Monday, April 24, 2006

Significant Negative Duties

Libertarians often attempt to defend their unequal privilege by insisting that they are subject only to negative duties, i.e. duties of non-interference. They have no positive duty to help the poor. Equivalently: the poor have no right to their help. I've previously argued that our concept of freedom (of the type worth having) requires more than mere non-interference. But even if we grant the libertarian their impoverished moral conception, consisting only in negative duties, in practice this makes little difference. They are still (potentially) committed to significant redistribution. Let me explain why.

The core problem is that any action will interfere with others to some extent. So appeals to merely "negative" duties won't really restrict the scope of our obligations all that much. An example of this can be found in the problem of initial acquisition: whenever you claim a property right over previously common goods, you are peremptorily excluding others from its use. Your action is thus a kind of harmful "interference", and -- by the libertarian's own lights -- you ought to recompense others appropriately. (The implications of our actual history are explored here.)

Even after the establishment of "property rights", note that their enforcement is itself a form of coercive interference. So there is a conflict between (i) the liberty of the rich to use their surplus resources for luxury purposes without interference, and (ii) the liberty of the poor "not to be interfered with in taking from the rich what they require to meet their basic needs." If we take liberty as fundamental, the only reasonable resolution of this conflict is to recognize that liberty (ii) morally trumps (i). Hence the rich have the (still merely "negative"!) duty not to interfere with others' appropriation of their surplus resources for the sake of those in need.

That's obviously a very significant negative duty. Right-wing libertarians won't like it one bit. Which just goes to show the insincerity of any claims to be fundamentally concerned with liberty. They're more interested in preserving the privilege of the rich, and by force if need be. Freedom (for anyone but themselves) and justice have nothing to do with it.

Another application of the "core problem" is found in Thomas Pogge's work on human rights. He argues that we should conceive of rights in institutional terms:
By postulating a human right to X, one is asserting that any society or other social system, insofar as this is reasonably possible, ought to be so (re)organized that all its members have secure access to X, with 'security' always understood as especially sensitive to persons' risk of being denied X or deprived of X officially: by the government or its agents or officials. Avoidable insecurity of access, beyond certain plausibly attainable thresholds, constitutes official disrespect and stains the society's human rights record. Human rights are then moral claims on the organization of one's society.... Persons share responsibility for official disrespect of human rights within any coercive institutional order they are involved in upholding.

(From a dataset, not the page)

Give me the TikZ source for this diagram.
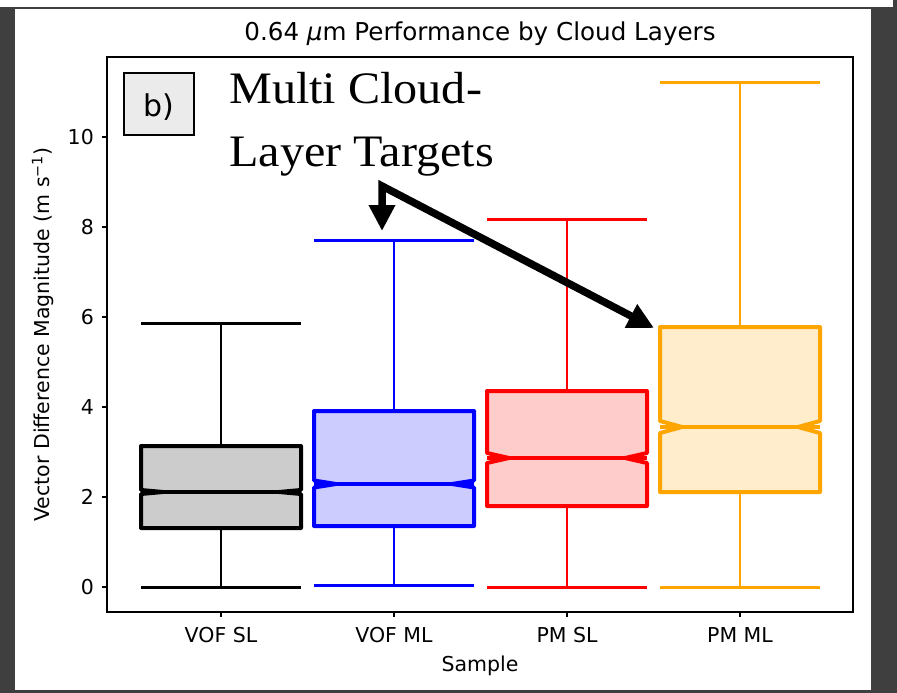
\documentclass[tikz,border=0pt]{standalone}
\usepackage{fontspec}
\setmainfont{DejaVu Sans}
\newfontfamily\notefont{Liberation Serif}
\usetikzlibrary{arrows.meta}

\definecolor{frame}{HTML}{3F3F3F}
\definecolor{grayfill}{HTML}{CCCCCC}
\definecolor{bluefill}{HTML}{CCCCFF}
\definecolor{redfill}{HTML}{FFCCCC}
\definecolor{orangeedge}{HTML}{FFA500}
\definecolor{orangefill}{HTML}{FFEDCC}
\definecolor{labelbox}{HTML}{EBEBEB}

% notched box plot: #1 x, #2 low whisker, #3 q1, #4 median, #5 q3,
% #6 high whisker, #7 notch half height, #8 edge colour, #9 fill colour
\newcommand\bxp[9]{%
  \draw[whisk, #8] (#1,#3) -- (#1,#2);
  \draw[whisk, #8] (#1,#5) -- (#1,#6);
  \draw[capline, #8] (#1-80,#2) -- (#1+80,#2);
  \draw[capline, #8] (#1-80,#6) -- (#1+80,#6);
  \filldraw[boxline, draw=#8, fill=#9]
    (#1-80,#5) -- (#1-80,#4-#7) -- (#1-58,#4) -- (#1-80,#4+#7) -- (#1-80,#3)
    -- (#1+80,#3) -- (#1+80,#4+#7) -- (#1+58,#4) -- (#1+80,#4-#7) -- (#1+80,#5) -- cycle;
  \draw[medline, #8] (#1-80,#4) -- (#1+80,#4);
}

% wide-set serif for the callout
\newcommand\widenote[1]{\scalebox{1.07}[1]{#1}}

\tikzset{
  whisk/.style={line width=2.8pt},
  capline/.style={line width=3pt},
  boxline/.style={line width=4pt, line join=round},
  medline/.style={line width=4pt},
  axisline/.style={line width=1.3pt, black},
  tickfont/.style={font=\fontsize{20.5}{24}\selectfont},
  notefont/.style={font=\notefont\fontsize{45}{52}\selectfont},
  notearrow/.style={line width=7.5pt, line join=miter,
    {Triangle[length=26pt,width=25pt]}-{Triangle[length=26pt,width=25pt]}},
}

\begin{document}
\begin{tikzpicture}[x=1pt, y=-1pt]
  % window frame and page
  \fill[frame] (0,0) rectangle (897,693);
  \fill[white] (0,0) rectangle (893,7.5);
  \fill[white] (15,9) rectangle (871,690);

  % title
  \node[anchor=base, font=\fontsize{24.6}{28}\selectfont] (title) at (480,41)
    {0.64 {\itshape μ}m Performance by Cloud Layers};

  % boxes
  \bxp{221}{587}{528}{492}{446}{323}{2}{black}{grayfill}
  \bxp{394}{585}{526}{484}{411}{240}{3.5}{blue}{bluefill}
  \bxp{567}{587}{506}{458}{391}{219}{5}{red}{redfill}
  \bxp{740}{587}{492}{427}{327}{83}{6}{orangeedge}{orangefill}

  % axes frame
  \draw[axisline] (107,57) rectangle (853,612);

  % y ticks
  \foreach \v/\yy in {0/587, 2/497, 4/407, 6/317, 8/227, 10/137} {
    \draw[axisline] (102,\yy) -- (107,\yy);
    \node[tickfont, anchor=east, inner sep=0pt] (yt\v) at (94,\yy) {\v};
  }

  % x ticks
  \foreach \xx/\lab/\nm in {221/VOF SL/a, 394/VOF ML/b, 567/PM SL/c, 740/PM ML/d} {
    \draw[axisline] (\xx,612) -- (\xx,617);
    \node[tickfont, anchor=base, inner sep=0pt] (xt\nm) at (\xx,642) {\lab};
  }

  % axis labels
  \node[tickfont, anchor=base, inner sep=0pt] (xlab) at (480,671) {Sample};
  \node[tickfont, rotate=90, anchor=center, inner sep=0pt] (ylab) at (43,334.5)
    {Vector Difference Magnitude (m s\textsuperscript{−1})};

  % panel tag
  \draw[line width=1.3pt, fill=labelbox] (124,73) rectangle (194,135);
  \node[anchor=base, inner sep=0pt, font=\fontsize{30}{34}\selectfont] (tag) at (159,117) {b)};

  % annotation
  \node[notefont, anchor=base west, inner sep=0pt] (note1) at (229,103) {\widenote{Multi Cloud-}};
  \node[notefont, anchor=base west, inner sep=0pt] (note2) at (229,166) {\widenote{Layer Targets}};

  \coordinate (apex) at (382,186);
  \coordinate (tipml) at (382,231);
  \coordinate (tippm) at (654,328);
  \draw[notearrow] (tipml) -- (apex) -- (tippm);
\end{tikzpicture}
\end{document}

-- Thomas Pogge, 'How Should Human Rights Be Conceived?', p.64, emphasis added.

He further explains:
The most remarkable feature of this institutional understanding is that it can go well beyond minimalist libertarianism without denying its central tenet: that human rights entail only negative duties. The normative force of others' human rights for me is that I must not uphold and impose upon them coercive social institutions under which they do not have secure access to the objects of their human rights... Even if I owned no slaves or employed no servants myself, I would still share responsibility: by contributing my labour to the society's economy, my taxes to its governments, and so forth. I might honor my negative duty, perhaps, by becoming a hermit or an emigrant, but I could honor it more plausibly by working with others toward shielding the victims of injustice from the harms I help produce or, if this is possible, toward establishing secure access through institutional reform. (p.66, emphasis added)

By constraining ourselves to only negative duties, we find that "human rights give you claims not against all other human beings, but specifically against those who impose a coercive institutional order upon you." (p.67) But this is close enough to be practically the same thing. We are all participants, contributors, upholders, and hence imposers of the current global institutional order. Our actions thus cause harms to those who suffer unjustly under this order. It is wrong to impose such harms -- a violation even of merely negative duties -- so we have a corresponding duty to recompense the victims accordingly.

So we see that even negative duties make significant demands on us. Right-wingers may wish to ignore this. But they can no longer pretend to have the support of any half-way plausible theory of justice.